1. 乗客が性犯罪、強盗などの被害にあわないための仕組みをどうするか?

2. 二種免許の位置づけとその存在意義 ⇒ 不要ということか? 何のために存在したのか?

3. 事故が起きた場合の補償をどうするのか(どの保険に加入しているのか) ⇒ 保険関連

4. ドライバー不足は、待遇の問題。それを無視した施策は問題外。

 ざっとまとめるとこんな感じでしょうか。

 マイナンバー制度にしろ、「ライドシェア」にしろ、官庁の判断を無視して政治家が動くとこんなことになる、という良い事例かも知れません。
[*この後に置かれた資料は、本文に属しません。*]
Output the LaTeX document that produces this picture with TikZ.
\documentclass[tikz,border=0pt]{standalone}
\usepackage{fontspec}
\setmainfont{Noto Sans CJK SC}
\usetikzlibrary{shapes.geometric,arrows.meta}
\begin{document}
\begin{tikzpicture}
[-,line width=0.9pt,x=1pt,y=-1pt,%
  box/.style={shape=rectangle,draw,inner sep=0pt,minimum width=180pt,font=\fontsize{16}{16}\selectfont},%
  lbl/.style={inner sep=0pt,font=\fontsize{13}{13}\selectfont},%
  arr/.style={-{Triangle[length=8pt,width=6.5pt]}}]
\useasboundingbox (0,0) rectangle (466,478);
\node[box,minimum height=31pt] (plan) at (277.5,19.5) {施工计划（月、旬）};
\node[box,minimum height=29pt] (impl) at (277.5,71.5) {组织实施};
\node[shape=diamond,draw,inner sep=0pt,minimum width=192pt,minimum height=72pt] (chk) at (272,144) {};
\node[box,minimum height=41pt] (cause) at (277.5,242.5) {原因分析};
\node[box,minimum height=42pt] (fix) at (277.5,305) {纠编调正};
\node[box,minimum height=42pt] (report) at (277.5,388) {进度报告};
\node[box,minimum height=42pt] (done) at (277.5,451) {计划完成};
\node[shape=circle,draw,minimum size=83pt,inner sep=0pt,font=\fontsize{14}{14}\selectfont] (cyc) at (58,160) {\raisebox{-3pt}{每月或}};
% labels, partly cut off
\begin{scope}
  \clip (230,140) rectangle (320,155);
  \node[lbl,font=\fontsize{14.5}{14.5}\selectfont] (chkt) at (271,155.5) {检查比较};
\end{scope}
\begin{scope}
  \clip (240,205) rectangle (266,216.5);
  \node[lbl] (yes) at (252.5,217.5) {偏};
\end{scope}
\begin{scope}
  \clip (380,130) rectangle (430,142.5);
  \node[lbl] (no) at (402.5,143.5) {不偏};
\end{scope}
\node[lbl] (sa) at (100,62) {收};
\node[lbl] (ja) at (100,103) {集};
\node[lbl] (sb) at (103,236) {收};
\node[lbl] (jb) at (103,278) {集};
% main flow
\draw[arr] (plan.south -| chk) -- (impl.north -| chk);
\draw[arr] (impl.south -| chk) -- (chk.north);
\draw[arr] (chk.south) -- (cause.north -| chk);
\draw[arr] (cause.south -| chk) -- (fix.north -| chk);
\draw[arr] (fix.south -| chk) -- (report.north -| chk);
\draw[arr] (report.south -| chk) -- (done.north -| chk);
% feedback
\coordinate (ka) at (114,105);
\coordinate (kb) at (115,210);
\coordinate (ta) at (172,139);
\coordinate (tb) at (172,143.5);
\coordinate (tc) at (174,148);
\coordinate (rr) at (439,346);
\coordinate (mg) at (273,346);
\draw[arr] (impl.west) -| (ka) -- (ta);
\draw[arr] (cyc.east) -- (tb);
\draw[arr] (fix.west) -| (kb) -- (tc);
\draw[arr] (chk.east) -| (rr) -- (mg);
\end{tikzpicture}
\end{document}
 管理人としては、もっとメディアが問題点を主張すべきだと思います。いつものように、「後出しじゃんけん」ばかりやっていると、視聴者から敬遠されてしまいます。

 5分ライターを雇用するメディアは、「ライドシェア」が外国で普及しており、なぜ、日本で普及しないのか? ドライバーも不足しているし、「ライドシェア」を進めるべき、という5分で書ける記事を配信しています。その主張には、リスクについての分析の痕跡は一切見られません。
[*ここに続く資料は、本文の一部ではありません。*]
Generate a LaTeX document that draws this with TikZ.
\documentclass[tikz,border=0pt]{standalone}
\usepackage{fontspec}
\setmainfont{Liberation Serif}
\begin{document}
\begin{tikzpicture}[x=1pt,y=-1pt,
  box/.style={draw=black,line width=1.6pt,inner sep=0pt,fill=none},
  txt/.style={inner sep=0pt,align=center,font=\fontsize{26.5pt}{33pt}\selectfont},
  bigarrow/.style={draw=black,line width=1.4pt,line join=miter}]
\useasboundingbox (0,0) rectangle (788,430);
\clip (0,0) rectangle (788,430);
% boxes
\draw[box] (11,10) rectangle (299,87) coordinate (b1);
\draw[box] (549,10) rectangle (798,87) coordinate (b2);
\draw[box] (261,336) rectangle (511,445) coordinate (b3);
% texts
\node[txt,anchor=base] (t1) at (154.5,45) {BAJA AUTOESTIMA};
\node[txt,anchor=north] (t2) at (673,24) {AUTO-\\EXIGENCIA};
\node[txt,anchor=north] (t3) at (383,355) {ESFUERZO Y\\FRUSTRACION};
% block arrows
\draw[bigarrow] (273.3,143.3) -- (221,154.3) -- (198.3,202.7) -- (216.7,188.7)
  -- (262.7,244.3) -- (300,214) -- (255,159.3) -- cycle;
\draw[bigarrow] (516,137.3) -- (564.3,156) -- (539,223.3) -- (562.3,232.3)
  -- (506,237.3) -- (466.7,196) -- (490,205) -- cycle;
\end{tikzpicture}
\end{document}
 外国人観光客のために国の制度を変えるなど本末転倒でしょう。タクシードライバーが不足しているのなら、二種免許などやめて、経験年数と講習だけでだれでもタクシードライバーになれるようにするとか、ドライバーの給与が二倍になるように、税制措置(車両に関わるさまざまな税金を免除し、その同額をドライバーの給料に補填する、など)を施すとか、やることはいくらでもあります。
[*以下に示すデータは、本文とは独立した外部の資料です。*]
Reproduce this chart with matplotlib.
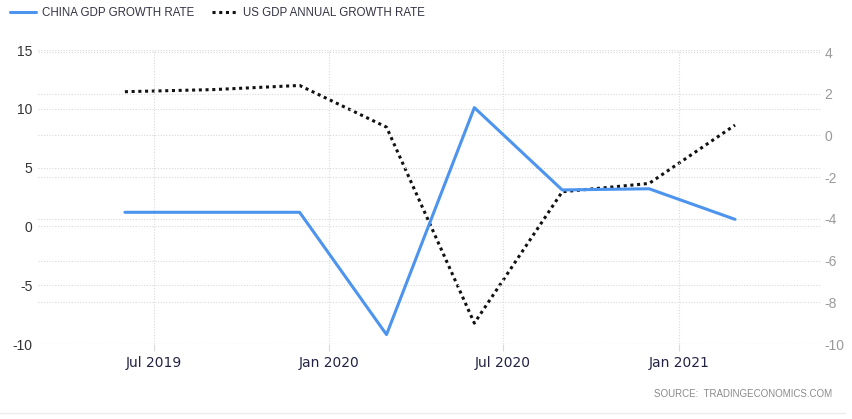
# China vs US GDP growth, tradingeconomics-style chart
import numpy as np
import pandas as pd
import matplotlib
matplotlib.use('Agg')
import matplotlib.pyplot as plt
import matplotlib.dates as mdates
from matplotlib.lines import Line2D

plt.rcParams['font.family'] = ['Liberation Sans', 'DejaVu Sans']
plt.rcParams['axes.unicode_minus'] = False

# data (quarterly points)
dates = pd.to_datetime(['2019-06-01', '2019-09-01', '2019-12-01', '2020-03-01',
                        '2020-06-01', '2020-09-01', '2020-12-01', '2021-03-01'])
china_gdp = [1.2, 1.2, 1.2, -9.2, 10.1, 3.1, 3.2, 0.6]
us_gdp = [2.1, 2.2, 2.4, 0.4, -9.0, -2.7, -2.3, 0.5]

left_ticks = [-10, -5, 0, 5, 10, 15]
right_ticks = [-10, -8, -6, -4, -2, 0, 2, 4]
x_ticks = pd.to_datetime(['2019-07-01', '2020-01-01', '2020-07-01', '2021-01-01'])

china_color = '#4d94ee'
grid_color = '#d9d9d9'

fig = plt.figure(figsize=(8.52, 4.19), dpi=100)
ax = fig.add_axes([38/852, 1 - 344/419, (820 - 38)/852, (344 - 50)/419])
ax2 = ax.twinx()

for a in (ax, ax2):
    a.set_facecolor('none')
    for s in a.spines.values():
        s.set_visible(False)
ax.set_zorder(ax2.get_zorder() + 1)

l1, = ax.plot(dates, china_gdp, color=china_color, lw=2.2, solid_capstyle='round',
              label='CHINA GDP GROWTH RATE', zorder=3)
l2, = ax.plot([], [], color='#111111', lw=2.2, ls=(0, (1, 1.2)),
              label='US GDP ANNUAL GROWTH RATE')
ax2.plot(dates, us_gdp, color='#111111', lw=2.2, ls=(0, (1, 1.2)), zorder=3)

ax.set_ylim(-10, 15)
ax.set_yticks(left_ticks)
ax2.set_ylim(-10, 4.1)
ax2.set_yticks(right_ticks)
ax.set_xlim(pd.Timestamp('2019-03-02'), pd.Timestamp('2021-05-29'))
ax.set_xticks(x_ticks)
ax.xaxis.set_major_formatter(mdates.DateFormatter('%b %Y'))

ax.grid(True, axis='both', color=grid_color, ls=(0, (1, 1.5)), lw=0.8)
ax2.grid(True, axis='y', color=grid_color, ls=(0, (1, 1.5)), lw=0.8)
ax.set_axisbelow(True)

ax.tick_params(axis='y', length=0, pad=4, labelsize=10, labelcolor='#333333')
ax.tick_params(axis='x', length=5, color=grid_color, pad=4, labelsize=10,
               labelcolor='#222244')
for lab in ax.get_xticklabels():
    lab.set_family(['DejaVu Sans'])
ax2.tick_params(axis='y', length=0, pad=3, labelsize=10, labelcolor='#9a9a9a')

fig.legend(handles=[l1, l2], loc='center left', bbox_to_anchor=(0.0, 1 - 13/419),
           ncol=2, frameon=False, fontsize=8.3, handlelength=2.2, handletextpad=0.5,
           columnspacing=1.6, labelcolor='#333344')

fig.text(832/852, 1 - 394/419, 'SOURCE:  TRADINGECONOMICS.COM', ha='right', va='center',
         fontsize=7, color='#8a8a8a')
fig.add_artist(Line2D([0, 845/852], [1 - 413/419, 1 - 413/419], color='#ececec', lw=1))

fig.savefig('out.png', dpi=100)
 ライドシェアは、過疎地域には必要な制度です。これを観光目的にまで拡大すると、必ず別の問題が発生します。さまざまな犯罪が発生することは容易に想像できます。

 運転代行でお客さんの車を運転するのにも二種免許が必要です。何のために二種免許が必要とされたのでしょうか。タクシーの事故が少ないのには理由があります。たくさんの犯罪・事故を経て積み重ねられてきたのが今の制度なのでしょう。中国など他国では導入しているからとか、インバウンドで来日客が困らないようにだとか、ライドシェアについてのニュース記事は明らかに上滑りしています。

 だから、5分で書ける記事と表現しています。